Exercise objective: Quote from the first line below through the line that contains "-0.58, -0.77, -1.0];", both included, and leave the pictures out.

Data:
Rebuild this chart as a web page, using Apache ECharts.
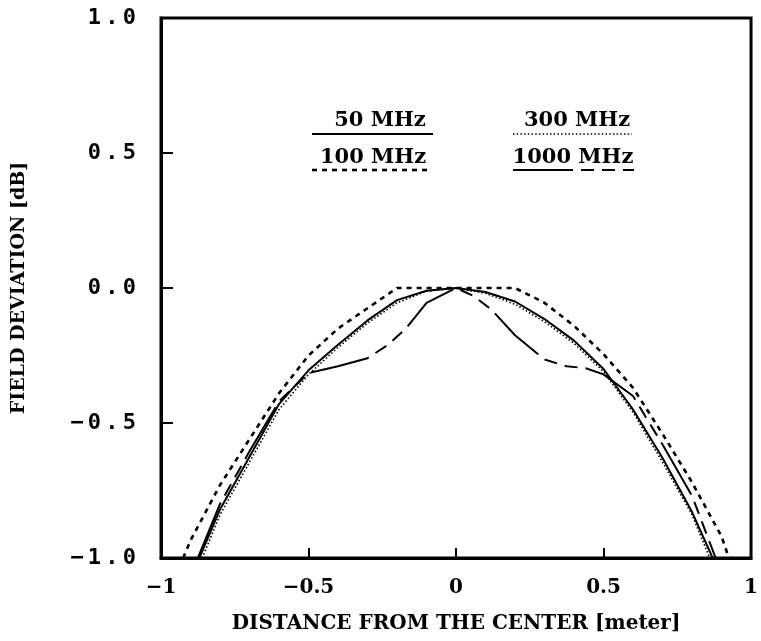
<!DOCTYPE html>
<html>
<head>
<meta charset="utf-8">
<script src="https://cdn.jsdelivr.net/npm/echarts@6/dist/echarts.min.js"></script>
<style>
  html, body { margin: 0; padding: 0; background: #fff; }
  #chart { width: 761px; height: 641px; }
</style>
</head>
<body>
<div id="chart"></div>
<script>
// Field deviation across the test volume, per frequency
const x50   = [-0.87, -0.8, -0.7, -0.6, -0.5, -0.4, -0.3, -0.2, -0.1, 0, 0.1, 0.2, 0.3, 0.4, 0.5, 0.6, 0.7, 0.8, 0.87];
const y50   = [-1.0, -0.82, -0.625, -0.43, -0.305, -0.21, -0.12, -0.045, -0.01, 0, -0.015, -0.05, -0.115, -0.195, -0.30, -0.45, -0.63, -0.83, -1.0];

const x100  = [-0.925, -0.9, -0.8, -0.7, -0.6, -0.5, -0.4, -0.3, -0.2, 0, 0.2, 0.3, 0.4, 0.5, 0.6, 0.7, 0.8, 0.9, 0.925];
const y100  = [-1.0, -0.935, -0.73, -0.56, -0.39, -0.25, -0.15, -0.075, 0, 0, 0, -0.055, -0.14, -0.245, -0.37, -0.54, -0.72, -0.92, -1.0];

const x300  = [-0.86, -0.8, -0.7, -0.6, -0.5, -0.4, -0.3, -0.2, -0.1, 0, 0.1, 0.2, 0.3, 0.4, 0.5, 0.6, 0.7, 0.8, 0.86];
const y300  = [-1.0, -0.84, -0.645, -0.45, -0.32, -0.22, -0.13, -0.055, -0.012, 0, -0.02, -0.06, -0.125, -0.205, -0.31, -0.46, -0.645, -0.84, -1.0];

const x1000 = [-0.875, -0.8, -0.7, -0.6, -0.5, -0.4, -0.3, -0.23, -0.17, -0.1, 0, 0.06, 0.12, 0.2, 0.3, 0.375, 0.44, 0.5, 0.6, 0.7, 0.8, 0.88];
const y1000 = [-1.0, -0.80, -0.605, -0.42, -0.315, -0.29, -0.26, -0.21, -0.15, -0.055, 0, -0.03, -0.08, -0.175, -0.265, -0.29, -0.297, -0.32, -0.40, -0.58, -0.77, -1.0];

const seriesNames = ['50 MHz', '100 MHz', '300 MHz', '1000 MHz'];
const xTickLabels = ['\u22121', '\u22120.5', '0', '0.5', '1'];
const yTickLabels = ['\u22121.0', '\u22120.5', '0.0', '0.5', '1.0'];
const xTickValues = [-1, -0.5, 0, 0.5, 1];
const yTickValues = [-1, -0.5, 0, 0.5, 1];

const pairs = (xs, ys) => xs.map((x, i) => [x, ys[i]]);

const SERIF = '"DejaVu Serif", serif';
const MONO = '"DejaVu Sans Mono", monospace';

const lineStyles = [
  { width: 2, type: 'solid' },
  { width: 2.6, type: [5, 5] },
  { width: 1.6, type: [1.5, 2.2] },
  { width: 2, type: [60, 8, 13, 8, 13, 8] }
];

// spread the y tick label characters on a fixed pitch
function spaced(str) {
  return str.split('').map(c => '{c|' + c + '}').join('');
}

const chart = echarts.init(document.getElementById('chart'), null, { renderer: 'canvas' });

// in-plot key: name above a sample of each line style
const legendItems = [
  { name: seriesNames[0], textX: 380, textY: 121, lineX1: 312, lineX2: 433, lineY: 134, style: 0 },
  { name: seriesNames[1], textX: 373, textY: 158, lineX1: 312, lineX2: 432, lineY: 170, style: 1 },
  { name: seriesNames[2], textX: 577, textY: 121, lineX1: 513, lineX2: 632, lineY: 134, style: 2 },
  { name: seriesNames[3], textX: 573, textY: 158, lineX1: 513, lineX2: 634, lineY: 170, style: 3 }
];

const graphic = [];
legendItems.forEach(it => {
  graphic.push({
    type: 'text',
    x: it.textX, y: it.textY,
    style: {
      text: it.name,
      fill: '#000',
      font: 'bold 21px ' + SERIF,
      textAlign: 'center',
      textVerticalAlign: 'middle'
    }
  });
  const ls = lineStyles[it.style];
  graphic.push({
    type: 'line',
    shape: { x1: it.lineX1, y1: it.lineY, x2: it.lineX2, y2: it.lineY },
    style: {
      stroke: '#000',
      lineWidth: ls.width,
      lineDash: ls.type === 'solid' ? null : ls.type
    }
  });
});

const data = [pairs(x50, y50), pairs(x100, y100), pairs(x300, y300), pairs(x1000, y1000)];

chart.setOption({
  animation: false,
  backgroundColor: '#fff',
  grid: {
    left: 161, right: 5, top: 18, bottom: 83,
    show: true, borderColor: '#000', borderWidth: 3, backgroundColor: 'transparent'
  },
  xAxis: {
    type: 'value',
    min: -1, max: 1, interval: 0.5,
    name: 'DISTANCE FROM THE CENTER [meter]',
    nameLocation: 'middle',
    nameGap: 56,
    nameTextStyle: { fontFamily: SERIF, fontWeight: 'bold', fontSize: 20, color: '#000' },
    axisLine: { show: true, onZero: false, lineStyle: { color: '#000', width: 3 } },
    axisTick: { show: true, inside: true, length: 10, lineStyle: { color: '#000', width: 2 } },
    splitLine: { show: false },
    axisLabel: {
      margin: 20,
      fontFamily: SERIF, fontWeight: 'bold', fontSize: 20, color: '#000',
      formatter: v => xTickLabels[xTickValues.indexOf(v)]
    }
  },
  yAxis: {
    type: 'value',
    min: -1, max: 1, interval: 0.5,
    name: 'FIELD DEVIATION [dB]',
    nameLocation: 'middle',
    nameGap: 132,
    nameRotate: 90,
    nameTextStyle: { fontFamily: SERIF, fontWeight: 'bold', fontSize: 19, color: '#000' },
    axisLine: { show: true, onZero: false, lineStyle: { color: '#000', width: 3 } },
    axisTick: { show: true, inside: true, length: 12, lineStyle: { color: '#000', width: 2 } },
    splitLine: { show: false },
    axisLabel: {
      margin: 23,
      formatter: v => spaced(yTickLabels[yTickValues.indexOf(v)]),
      rich: {
        c: { fontFamily: MONO, fontWeight: 'bold', fontSize: 22, color: '#000', width: 17.5, align: 'center' }
      }
    }
  },
  series: data.map((d, i) => ({
    name: seriesNames[i],
    type: 'line',
    data: d,
    showSymbol: false,
    symbol: 'none',
    smooth: false,
    clip: true,
    lineStyle: { color: '#000', width: lineStyles[i].width, type: lineStyles[i].type }
  })),
  graphic: graphic
});
</script>
</body>
</html>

Exercise output:
Rebuild this chart as a web page, using Apache ECharts.
<!DOCTYPE html>
<html>
<head>
<meta charset="utf-8">
<script src="https://cdn.jsdelivr.net/npm/echarts@6/dist/echarts.min.js"></script>
<style>
  html, body { margin: 0; padding: 0; background: #fff; }
  #chart { width: 761px; height: 641px; }
</style>
</head>
<body>
<div id="chart"></div>
<script>
// Field deviation across the test volume, per frequency
const x50   = [-0.87, -0.8, -0.7, -0.6, -0.5, -0.4, -0.3, -0.2, -0.1, 0, 0.1, 0.2, 0.3, 0.4, 0.5, 0.6, 0.7, 0.8, 0.87];
const y50   = [-1.0, -0.82, -0.625, -0.43, -0.305, -0.21, -0.12, -0.045, -0.01, 0, -0.015, -0.05, -0.115, -0.195, -0.30, -0.45, -0.63, -0.83, -1.0];

const x100  = [-0.925, -0.9, -0.8, -0.7, -0.6, -0.5, -0.4, -0.3, -0.2, 0, 0.2, 0.3, 0.4, 0.5, 0.6, 0.7, 0.8, 0.9, 0.925];
const y100  = [-1.0, -0.935, -0.73, -0.56, -0.39, -0.25, -0.15, -0.075, 0, 0, 0, -0.055, -0.14, -0.245, -0.37, -0.54, -0.72, -0.92, -1.0];

const x300  = [-0.86, -0.8, -0.7, -0.6, -0.5, -0.4, -0.3, -0.2, -0.1, 0, 0.1, 0.2, 0.3, 0.4, 0.5, 0.6, 0.7, 0.8, 0.86];
const y300  = [-1.0, -0.84, -0.645, -0.45, -0.32, -0.22, -0.13, -0.055, -0.012, 0, -0.02, -0.06, -0.125, -0.205, -0.31, -0.46, -0.645, -0.84, -1.0];

const x1000 = [-0.875, -0.8, -0.7, -0.6, -0.5, -0.4, -0.3, -0.23, -0.17, -0.1, 0, 0.06, 0.12, 0.2, 0.3, 0.375, 0.44, 0.5, 0.6, 0.7, 0.8, 0.88];
const y1000 = [-1.0, -0.80, -0.605, -0.42, -0.315, -0.29, -0.26, -0.21, -0.15, -0.055, 0, -0.03, -0.08, -0.175, -0.265, -0.29, -0.297, -0.32, -0.40, -0.58, -0.77, -1.0];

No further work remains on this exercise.